Bronson tended to favor directors like Winner and J. Lee Thompson who, whatever their considerable strengths, were sometimes a little too willing and eager to indulge his lazier habits. Yet when the actor went outside of his comfort zone for directors like Walter Hill (Hard Times) and Sean Penn (The Indian Runner) he was capable of surprising depth and intensity; The Indian Runner is a particularly affecting late career performance. Bronson’s work in the title role of the 1972 thriller The Valachi Papers, also newly available from Twilight Time, isn’t quite on that level, but it’s definitely one of his most dynamic and ambitious performances from the Death Wish era. Bronson plays real-life mob informant Joseph Valachi, who the movie follows for around thirty years in a story that traces the trajectory of the American Mafia with rich journalistic specificity; at the time of its release the film had the misfortune of being compared with The Godfather, but it’s a very different take on similar subject matter. Director Terence Young isn’t interested in mythmaking and poetry but in textures and details — the nitty-gritty of life as a mob soldier. Of course, Coppola was great with details too, but his film was from the point of view of the men running the family; The Valachi Papers’ focus on a working=class underling gives it a different flavor and makes it a little scrappier than The Godfather and its sequels. Young is best remembered for his early James Bond films (Dr.

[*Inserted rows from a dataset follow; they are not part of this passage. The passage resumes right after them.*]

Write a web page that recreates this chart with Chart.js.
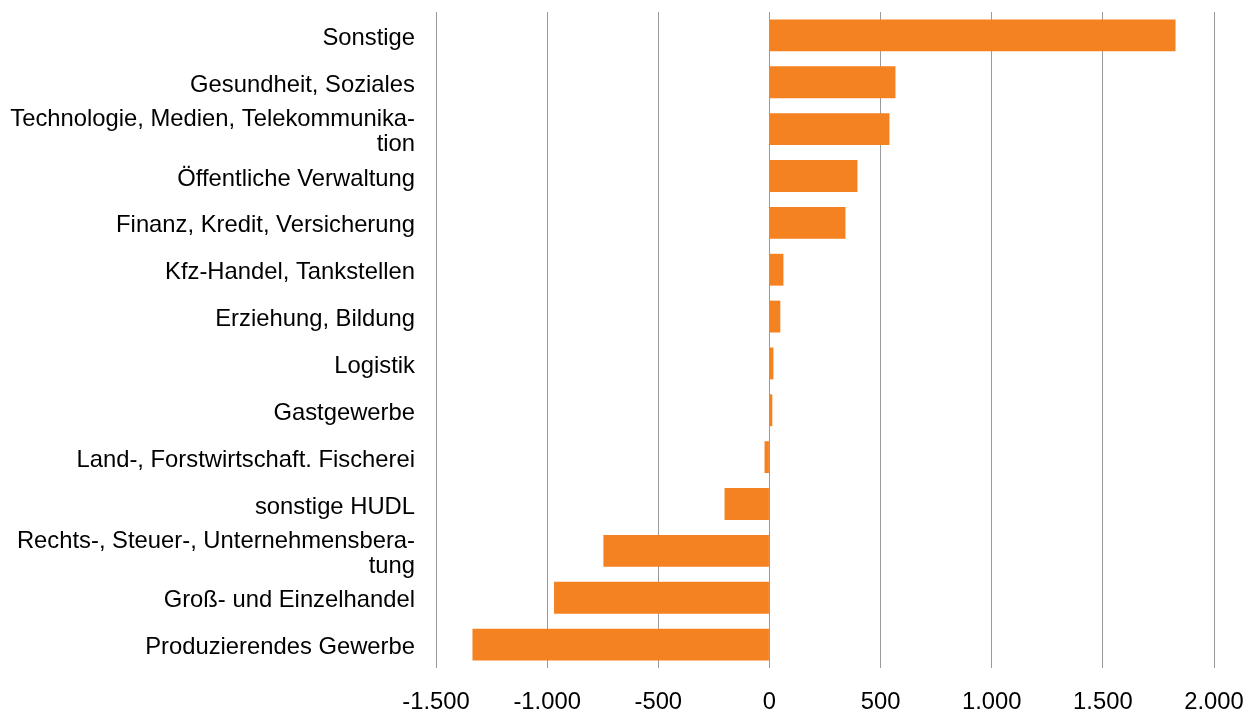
<!DOCTYPE html>
<html>
<head>
<meta charset="utf-8">
<script src="https://cdn.jsdelivr.net/npm/chart.js@4/dist/chart.umd.min.js"></script>
<style>
  html, body { margin: 0; padding: 0; background: #fff; }
  #wrap { width: 1255px; height: 713px; position: relative; }
</style>
</head>
<body>
<div id="wrap"><canvas id="c" width="1255" height="713"></canvas></div>
<script>
const categories = [
  "Sonstige",
  "Gesundheit, Soziales",
  ["Technologie, Medien, Telekommunika-", "tion"],
  "Öffentliche Verwaltung",
  "Finanz, Kredit, Versicherung",
  "Kfz-Handel, Tankstellen",
  "Erziehung, Bildung",
  "Logistik",
  "Gastgewerbe",
  "Land-, Forstwirtschaft. Fischerei",
  "sonstige HUDL",
  ["Rechts-, Steuer-, Unternehmensbera-", "tung"],
  "Groß- und Einzelhandel",
  "Produzierendes Gewerbe"
];
const values = [1827, 567, 540, 396, 342, 63, 49, 18, 13, -22, -202, -747, -969, -1336];
const xMin = -1500, xMax = 2000, xStep = 500;

function fmt(v) {
  const s = Math.abs(v).toString().replace(/\B(?=(\d{3})+(?!\d))/g, ".");
  return (v < 0 ? "-" : "") + s;
}

const FONT = { family: "'Liberation Sans', Arial, sans-serif", size: 23.8, lineHeight: 1.07 };

new Chart(document.getElementById("c"), {
  type: "bar",
  data: {
    labels: categories,
    datasets: [{
      data: values,
      backgroundColor: "#f58220",
      borderWidth: 0,
      barPercentage: 0.68,
      categoryPercentage: 1.0
    }]
  },
  options: {
    indexAxis: "y",
    responsive: false,
    animation: false,
    devicePixelRatio: 1,
    layout: { padding: { top: 12, right: 41, left: 0, bottom: 0 } },
    plugins: { legend: { display: false }, tooltip: { enabled: false } },
    scales: {
      x: {
        min: xMin, max: xMax,
        border: { display: false },
        grid: { color: "#9a9a9a", lineWidth: 1, drawTicks: false },
        ticks: {
          stepSize: xStep,
          color: "#000",
          font: FONT,
          padding: 22,
          maxRotation: 0,
          callback: (v) => fmt(v)
        },
        afterFit: (s) => { s.height = 45; s.paddingLeft = 0; s.paddingRight = 0; }
      },
      y: {
        border: { display: false },
        grid: { display: false, drawTicks: false },
        ticks: { color: "#000", font: FONT, padding: 21, autoSkip: false, labelOffset: 3 },
        afterFit: (s) => { s.width = 436; s.paddingTop = 0; s.paddingBottom = 0; }
      }
    }
  }
});
</script>
</body>
</html>
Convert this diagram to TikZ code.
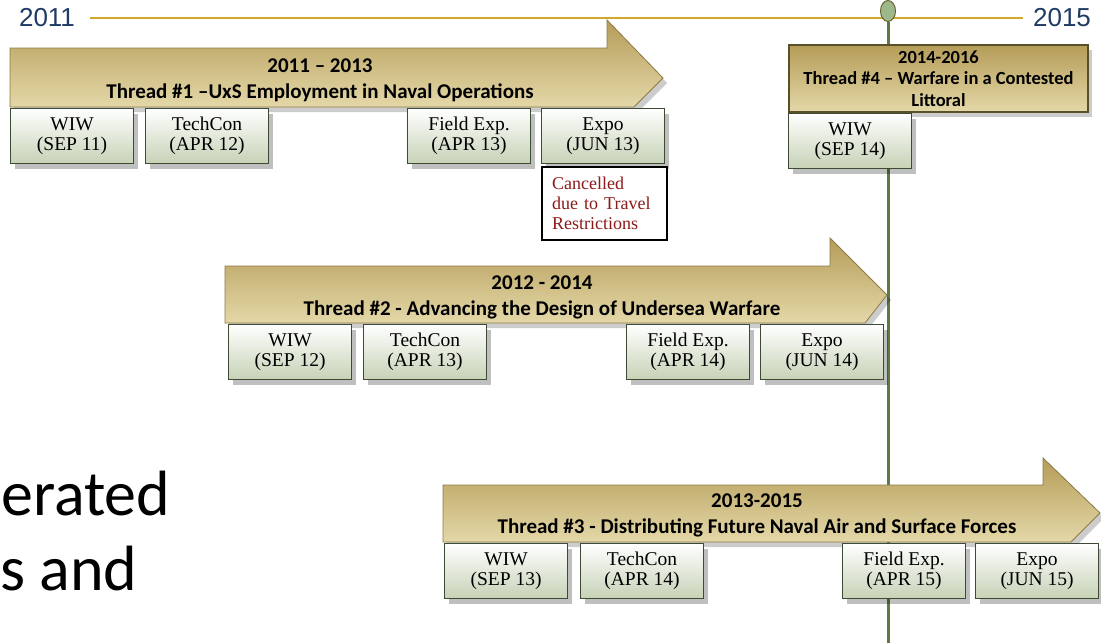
\documentclass[tikz,border=0pt]{standalone}
\usepackage{fontspec}
\setmainfont{Liberation Serif}
\newfontfamily\calibri[Ligatures=TeX]{Carlito}
\newfontfamily\arialfont{Liberation Sans}
\usepackage{tikz}
\usetikzlibrary{arrows.meta, positioning, shadows, shapes.geometric}

\definecolor{yearblue}{HTML}{1F3A64}
\definecolor{linegold}{HTML}{D1A92B}
\definecolor{stemgreen}{HTML}{5E7A43}
\definecolor{pinfill}{HTML}{9DB88A}
\definecolor{pinedge}{HTML}{6E6433}
\definecolor{goldA}{HTML}{B59C58}
\definecolor{goldB}{HTML}{E4D8A8}
\definecolor{goldedge}{HTML}{8C7A45}
\definecolor{boxgreen}{HTML}{C6D2B6}
\definecolor{boxedge}{HTML}{3E4B34}
\definecolor{cancelred}{HTML}{8B1A1A}

\tikzset{
  threadarrow/.style={draw=goldedge, line width=0.8pt, top color=goldA, bottom color=goldB,
    drop shadow={shadow xshift=4pt, shadow yshift=-5pt, opacity=0.2, fill=black}},
  threadtitle/.style={font=\calibri\bfseries\fontsize{21}{26}\selectfont, align=center, inner sep=0pt},
  evtbox/.style={draw=boxedge, line width=1.1pt, top color=white, bottom color=boxgreen,
    minimum width=123pt, minimum height=55pt, anchor=north west, inner sep=0pt,
    align=center, font=\fontsize{19.5}{20.5}\selectfont,
    execute at begin node={\rule{0pt}{18pt}},
    drop shadow={shadow xshift=4pt, shadow yshift=-5pt, opacity=0.25, fill=black}},
  yearlbl/.style={font=\arialfont\fontsize{26}{26}\selectfont, text=yearblue, inner sep=0pt}
}

\begin{document}
\begin{tikzpicture}[x=1pt, y=-1pt]
\useasboundingbox (0,0) rectangle (1101,643);

\node[yearlbl] (y11) at (47,18) {2011};
\node[yearlbl] (y15) at (1062,18) {2015};
\coordinate (stemend) at (888,643);
\draw[linegold, line width=1.2pt] ([xshift=15pt]y11.east) -- ([xshift=-10pt]y15.west);
\node[draw=pinedge, fill=pinfill, line width=1pt, ellipse, minimum width=15pt, minimum height=21pt, inner sep=0pt] (pin) at (888,11) {};
\draw[stemgreen, line width=3pt] (pin.south) -- (stemend);

\draw[threadarrow] (10,48) -- (607,48) -- (607,20) -- (663,78) -- (634,107) -- (10,107) -- cycle;
\node[threadtitle] (t1) at (320,80) {2011 – 2013\\Thread \#1 –UxS Employment in Naval Operations};

\draw[threadarrow] (225,266) -- (830,266) -- (830,238) -- (887,295) -- (865,323) -- (225,323) -- cycle;
\node[threadtitle] (t2) at (542,297) {2012 - 2014\\Thread \#2 - Advancing the Design of Undersea Warfare};

\draw[threadarrow] (443,485) -- (1043,485) -- (1043,458) -- (1100,513) -- (1071,542) -- (443,542) -- cycle;
\node[threadtitle] (t3) at (757,515) {2013-2015\\Thread \#3 - Distributing Future Naval Air and Surface Forces};

\node[draw=pinedge!80!black, line width=2pt, top color=goldA, bottom color=goldB, minimum width=299pt, minimum height=67pt,
  anchor=north west, inner sep=0pt, align=center, font=\calibri\bfseries\fontsize{18.5}{21.5}\selectfont,
  drop shadow={shadow xshift=4pt, shadow yshift=-5pt, opacity=0.2, fill=black}] (t4) at (788,44)
  {2014-2016\\Thread \#4 – Warfare in a Contested\\Littoral};

\node[evtbox] (w11) at (10,108) {WIW\\(SEP 11)};
\node[evtbox] (tc12) at (145,108) {TechCon\\(APR 12)};
\node[evtbox] (fe13) at (407,108) {Field Exp.\\(APR 13)};
\node[evtbox] (ex13) at (541,108) {Expo\\(JUN 13)};
\node[draw=black, line width=2.4pt, fill=white, minimum width=125pt, minimum height=73pt, anchor=north west,
  inner xsep=10pt, text width=105pt, align=left, text=cancelred, font=\fontsize{18}{20}\selectfont] (cancel) at (541,166)
  {Cancelled\\due to Travel\\Restrictions};

\node[evtbox] (w14) at (788,113) {WIW\\(SEP 14)};

\node[evtbox] (w12) at (228,324) {WIW\\(SEP 12)};
\node[evtbox] (tc13) at (363,324) {TechCon\\(APR 13)};
\node[evtbox] (fe14) at (626,324) {Field Exp.\\(APR 14)};
\node[evtbox] (ex14) at (760,324) {Expo\\(JUN 14)};

\node[evtbox] (w13) at (444,543) {WIW\\(SEP 13)};
\node[evtbox] (tc14) at (580,543) {TechCon\\(APR 14)};
\node[evtbox] (fe15) at (842,543) {Field Exp.\\(APR 15)};
\node[evtbox] (ex15) at (975,543) {Expo\\(JUN 15)};

\node[font=\calibri\fontsize{64}{64}\selectfont, anchor=base west, inner sep=0pt] (body1) at (1,515) {erated};
\node[font=\calibri\fontsize{64}{64}\selectfont, anchor=base west, inner sep=0pt] (body2) at (0,590) {s and};
\end{tikzpicture}
\end{document}
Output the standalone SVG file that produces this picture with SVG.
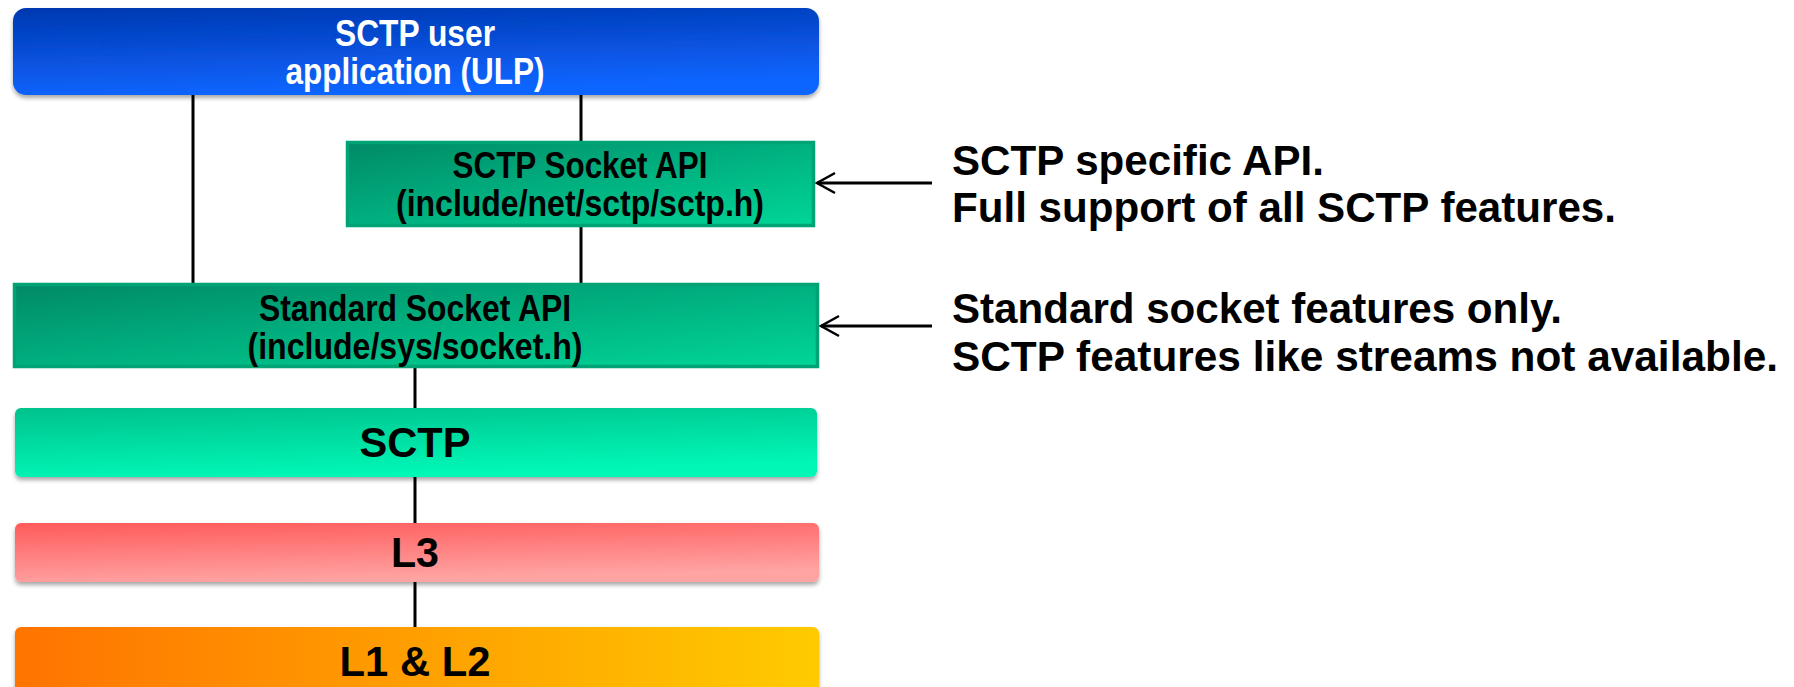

No, From Russia With Love, Thunderball) and the Audrey Hepburn thriller Wait Until Dark, but I think he really hit his stride creatively in this later period — his 1974 thriller The Klansman is a powder keg of a movie that taps into the ugliness of white supremacy like no other fiction film I’ve seen. That picture has also recently been issued on Blu-ray (from Kino Lorber), and is highly recommended; for obvious reasons, it has more potency and relevance now than ever.